Only 38 percent of Americans blame the "youth and inexperience" of the people who ran Internet companies in the late 1990s. Although it is impossible to determine the average age of an e-commerce company's work force, it was not uncommon for only a handful of workers at a given dot-com to be above 35 when the companies were first emerging in the mid-1990s.
"I thought more people would blame youth," said John B. Horrigan, senior research specialist with the Pew Internet Project. "Americans generally have an encouraging attitude toward youth going out and taking a risk. But given all the stories of 25-year-olds with big houses and several cars, I thought people would get annoyed. For the most part, they didn't."
Although young people escaped much of the blame, not everyone let them off scot-free. About 44 percent of Americans over 50 cited youth and inexperience as a "major problem" in the downturn, compared with only 34 percent of those between the ages of 18 and 29 who responded that way.
The study also found that, although relatively few Americans took big losses from the dot-com meltdown, the vast majority of people are aware of the phenomenon.
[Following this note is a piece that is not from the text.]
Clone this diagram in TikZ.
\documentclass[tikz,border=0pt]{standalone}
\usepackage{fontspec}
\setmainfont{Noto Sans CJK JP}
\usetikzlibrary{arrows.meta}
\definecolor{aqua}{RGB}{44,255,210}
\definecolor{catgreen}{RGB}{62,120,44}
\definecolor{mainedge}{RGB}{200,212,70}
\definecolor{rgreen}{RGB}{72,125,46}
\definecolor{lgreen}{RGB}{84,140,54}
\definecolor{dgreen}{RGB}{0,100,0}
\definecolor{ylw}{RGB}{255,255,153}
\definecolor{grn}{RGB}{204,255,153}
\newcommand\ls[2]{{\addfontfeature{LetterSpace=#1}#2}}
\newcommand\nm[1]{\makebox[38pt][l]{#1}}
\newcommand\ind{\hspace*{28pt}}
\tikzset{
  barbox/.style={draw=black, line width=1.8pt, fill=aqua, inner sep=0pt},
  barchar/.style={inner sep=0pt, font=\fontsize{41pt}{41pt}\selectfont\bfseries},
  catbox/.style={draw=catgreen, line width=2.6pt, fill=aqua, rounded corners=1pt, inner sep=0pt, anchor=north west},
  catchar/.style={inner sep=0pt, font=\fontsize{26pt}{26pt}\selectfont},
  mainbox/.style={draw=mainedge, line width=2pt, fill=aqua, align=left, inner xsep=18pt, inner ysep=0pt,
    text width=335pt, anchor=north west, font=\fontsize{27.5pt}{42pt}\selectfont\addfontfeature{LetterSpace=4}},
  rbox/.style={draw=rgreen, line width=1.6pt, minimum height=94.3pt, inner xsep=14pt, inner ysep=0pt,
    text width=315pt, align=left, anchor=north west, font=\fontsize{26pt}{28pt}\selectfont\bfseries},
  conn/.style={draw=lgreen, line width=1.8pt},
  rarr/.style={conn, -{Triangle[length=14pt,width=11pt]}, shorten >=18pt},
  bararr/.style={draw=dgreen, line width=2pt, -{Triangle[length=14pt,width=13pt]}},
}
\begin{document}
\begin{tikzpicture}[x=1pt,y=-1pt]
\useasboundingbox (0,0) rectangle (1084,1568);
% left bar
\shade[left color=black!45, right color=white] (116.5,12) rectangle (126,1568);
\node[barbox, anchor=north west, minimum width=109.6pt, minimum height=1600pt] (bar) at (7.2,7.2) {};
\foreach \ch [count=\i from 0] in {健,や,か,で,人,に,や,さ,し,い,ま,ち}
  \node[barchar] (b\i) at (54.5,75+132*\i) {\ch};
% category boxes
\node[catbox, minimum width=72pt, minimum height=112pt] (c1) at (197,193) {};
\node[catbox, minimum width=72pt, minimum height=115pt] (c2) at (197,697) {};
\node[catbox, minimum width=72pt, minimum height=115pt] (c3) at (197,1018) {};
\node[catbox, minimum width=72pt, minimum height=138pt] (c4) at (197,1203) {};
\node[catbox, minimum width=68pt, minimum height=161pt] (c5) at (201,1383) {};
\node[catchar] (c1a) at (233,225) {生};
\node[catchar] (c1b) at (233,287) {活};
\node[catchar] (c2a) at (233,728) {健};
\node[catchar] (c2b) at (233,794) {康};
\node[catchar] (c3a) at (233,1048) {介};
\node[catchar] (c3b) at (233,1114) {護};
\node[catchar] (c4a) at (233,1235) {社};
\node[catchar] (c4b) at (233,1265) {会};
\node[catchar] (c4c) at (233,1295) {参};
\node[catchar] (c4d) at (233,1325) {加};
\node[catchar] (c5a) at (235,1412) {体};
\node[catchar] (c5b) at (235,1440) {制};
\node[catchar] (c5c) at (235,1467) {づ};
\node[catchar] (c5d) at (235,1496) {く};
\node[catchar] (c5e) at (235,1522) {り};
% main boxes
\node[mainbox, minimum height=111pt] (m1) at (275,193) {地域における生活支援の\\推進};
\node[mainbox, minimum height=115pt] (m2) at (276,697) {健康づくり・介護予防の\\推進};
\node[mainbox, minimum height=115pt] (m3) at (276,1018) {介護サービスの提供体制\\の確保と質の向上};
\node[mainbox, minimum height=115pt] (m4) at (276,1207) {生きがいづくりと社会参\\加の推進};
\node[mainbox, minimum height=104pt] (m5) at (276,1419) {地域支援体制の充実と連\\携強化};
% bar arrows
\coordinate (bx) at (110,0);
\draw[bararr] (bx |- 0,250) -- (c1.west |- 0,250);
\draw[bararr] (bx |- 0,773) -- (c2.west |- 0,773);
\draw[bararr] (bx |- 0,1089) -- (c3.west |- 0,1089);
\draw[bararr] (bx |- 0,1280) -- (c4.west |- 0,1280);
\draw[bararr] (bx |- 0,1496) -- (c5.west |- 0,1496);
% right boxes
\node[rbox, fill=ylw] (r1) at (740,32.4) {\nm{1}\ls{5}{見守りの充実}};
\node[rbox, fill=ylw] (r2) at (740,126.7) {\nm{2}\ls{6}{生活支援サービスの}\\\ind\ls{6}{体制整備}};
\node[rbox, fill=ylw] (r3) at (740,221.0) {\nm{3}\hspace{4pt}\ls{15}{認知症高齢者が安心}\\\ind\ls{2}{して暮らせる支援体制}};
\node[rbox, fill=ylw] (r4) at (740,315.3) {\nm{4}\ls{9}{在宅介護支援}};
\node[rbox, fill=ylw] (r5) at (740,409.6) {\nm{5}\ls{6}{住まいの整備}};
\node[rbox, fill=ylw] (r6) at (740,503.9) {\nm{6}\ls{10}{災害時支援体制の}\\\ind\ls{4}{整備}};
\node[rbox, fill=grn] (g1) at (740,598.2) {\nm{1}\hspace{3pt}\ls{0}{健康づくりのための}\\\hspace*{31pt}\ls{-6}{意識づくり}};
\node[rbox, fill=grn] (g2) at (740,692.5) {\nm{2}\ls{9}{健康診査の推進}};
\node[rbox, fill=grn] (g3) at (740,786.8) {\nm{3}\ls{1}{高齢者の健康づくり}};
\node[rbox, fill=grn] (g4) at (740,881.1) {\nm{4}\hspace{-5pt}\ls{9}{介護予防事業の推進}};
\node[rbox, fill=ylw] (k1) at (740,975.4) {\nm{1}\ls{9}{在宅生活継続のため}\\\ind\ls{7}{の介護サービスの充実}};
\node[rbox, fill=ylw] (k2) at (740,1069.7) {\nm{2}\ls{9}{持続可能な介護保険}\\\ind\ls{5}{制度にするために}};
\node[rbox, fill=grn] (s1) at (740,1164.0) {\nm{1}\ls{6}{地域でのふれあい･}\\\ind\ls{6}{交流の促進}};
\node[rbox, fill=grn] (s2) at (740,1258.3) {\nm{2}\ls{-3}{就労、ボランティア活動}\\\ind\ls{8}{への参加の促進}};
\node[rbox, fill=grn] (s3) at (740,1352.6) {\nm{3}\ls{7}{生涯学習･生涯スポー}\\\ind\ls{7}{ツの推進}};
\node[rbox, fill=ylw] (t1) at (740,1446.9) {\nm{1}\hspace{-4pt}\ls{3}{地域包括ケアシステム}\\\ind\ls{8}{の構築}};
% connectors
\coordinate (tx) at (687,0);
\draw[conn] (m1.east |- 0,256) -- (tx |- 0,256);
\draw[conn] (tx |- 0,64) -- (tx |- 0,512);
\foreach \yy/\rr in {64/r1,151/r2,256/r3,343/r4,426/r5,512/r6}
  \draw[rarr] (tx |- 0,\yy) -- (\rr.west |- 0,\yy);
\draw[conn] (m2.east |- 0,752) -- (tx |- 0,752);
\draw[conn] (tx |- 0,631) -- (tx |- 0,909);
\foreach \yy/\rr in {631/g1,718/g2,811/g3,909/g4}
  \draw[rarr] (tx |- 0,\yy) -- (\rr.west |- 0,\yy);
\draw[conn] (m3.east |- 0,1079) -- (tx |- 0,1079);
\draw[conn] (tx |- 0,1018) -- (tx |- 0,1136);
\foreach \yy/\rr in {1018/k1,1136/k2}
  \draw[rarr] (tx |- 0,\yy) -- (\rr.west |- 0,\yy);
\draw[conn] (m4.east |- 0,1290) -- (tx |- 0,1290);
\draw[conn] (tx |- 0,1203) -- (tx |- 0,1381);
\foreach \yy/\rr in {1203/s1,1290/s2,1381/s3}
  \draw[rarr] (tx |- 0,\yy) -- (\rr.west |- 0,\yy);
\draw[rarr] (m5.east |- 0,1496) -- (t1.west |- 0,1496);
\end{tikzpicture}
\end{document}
Two-thirds of all Americans have heard of layoffs, closings or falling stock prices of Internet companies, and one-third have followed the story closely in the media.
Only 7 percent of Americans say their family has lost money in a dot-com investment; 8 percent of Internet users have had one of their favorite Web sites vanish during the shakeout; and 9 percent know someone who has been the victim of a dot-com layoff. That means that roughly 31 million Americans have been personally touched by the downturn, according to the Pew survey.
But the effect of the downturn has disproportionately stung certain demographic and geographic groups--particularly in the Western United States, according to the report. Although only nine out of 100 Americans know someone laid off by an e-commerce company, 14 out of 100 Westerners are familiar with the dot-com pink slip.
Researchers also found that "early adopters"--people who began using e-commerce in the mid-1990s, before it caught on en masse--were disproportionately hurt by the downturn. One out of four people who got burned have household incomes in excess of $100,000, half are college educated, and the vast majority is male.
Researchers called this pained lot "dot-glums." Statistically, 38 percent of dot-glums live in the West, compared with 22 percent of the U.S. population at large.
"That's telling you that the Seattle-California corridor has been taking the fall, just as they had been taking the windfall early on," Horrigan said.